Elizabeth Watkins, PhD, Graduate Division Dean and Vice Chancellor of Student Academic Affairs, notes, “To our knowledge, we are the first to do such a study, and we are delighted to share it widely and encourage other institutions to follow our lead in tracking postdoc career outcomes. We have a duty to provide postdocs with solid data to inform their career decisions and to use the data ourselves to determine the best kind of career development resources and programming we can give to postdocs.”
The authors write in the study that local efforts for tracking postdoc outcomes will be more meaningful than a national survey due to the great variability in training environment and the classification of postdoctoral scholars among institutions.
"The oversupply of postdoctoral scholars relative to available faculty positions has led to calls for better assessment of career outcomes," the authors wrote in the study. "Here, we report the results of a study of postdoctoral outcomes at the University of California, San Francisco, and suggest that institutions have an obligation to determine where their postdoc alumni are employed and to share this information with current and future trainees."
Provides Framework, Methodology for Future Studies
The study also provides a framework and methodology that can be adopted by others, with the goal of developing a finely grained portrait of postdoctoral career outcomes across the United States.
The publication is the result of a study the Graduate Division began in early 2014 in response to an ongoing conversation – at UCSF and nationally – on the current and future state of postdoctoral training and career expectations. It is hoped that this study will set a precedent for similar research and reporting on postdoc career outcomes at other institutions nationwide, and promote creative thinking about the postdoc experience.

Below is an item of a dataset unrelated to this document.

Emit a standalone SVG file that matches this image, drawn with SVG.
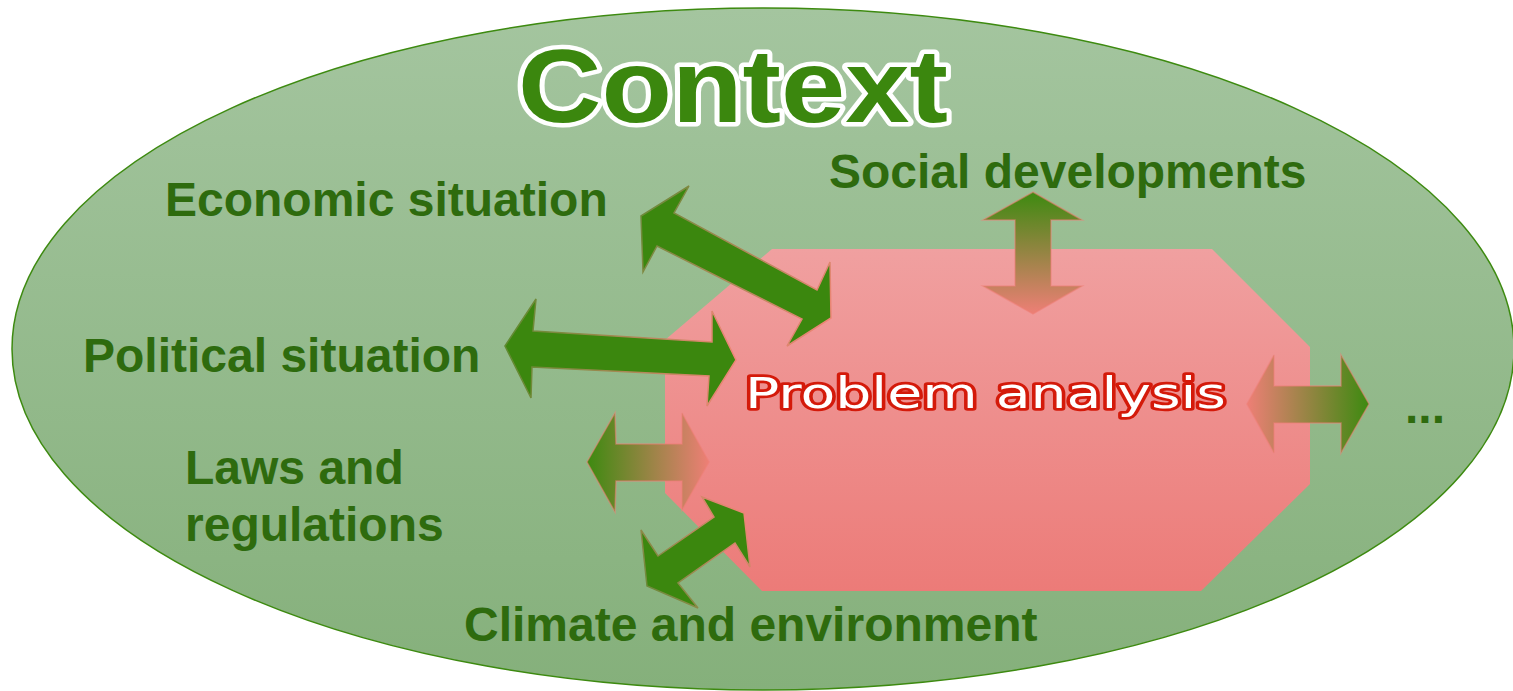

Heeding its own call to action, the Graduate Division is incorporating tracking and reporting of career outcomes for postdocs into its ongoing projects.
Silva’s coauthors on the paper include Christine Des Jarlais, assistant dean for postdocs and career development; Bill Lindstaedt, executive director of Career Advancement, International and Postdoc Services; Erik Rotman, communications coordinator; and Watkins, dean of the Graduate Division, vice chancellor for Student Academic Affairs, and professor of History of Health Sciences.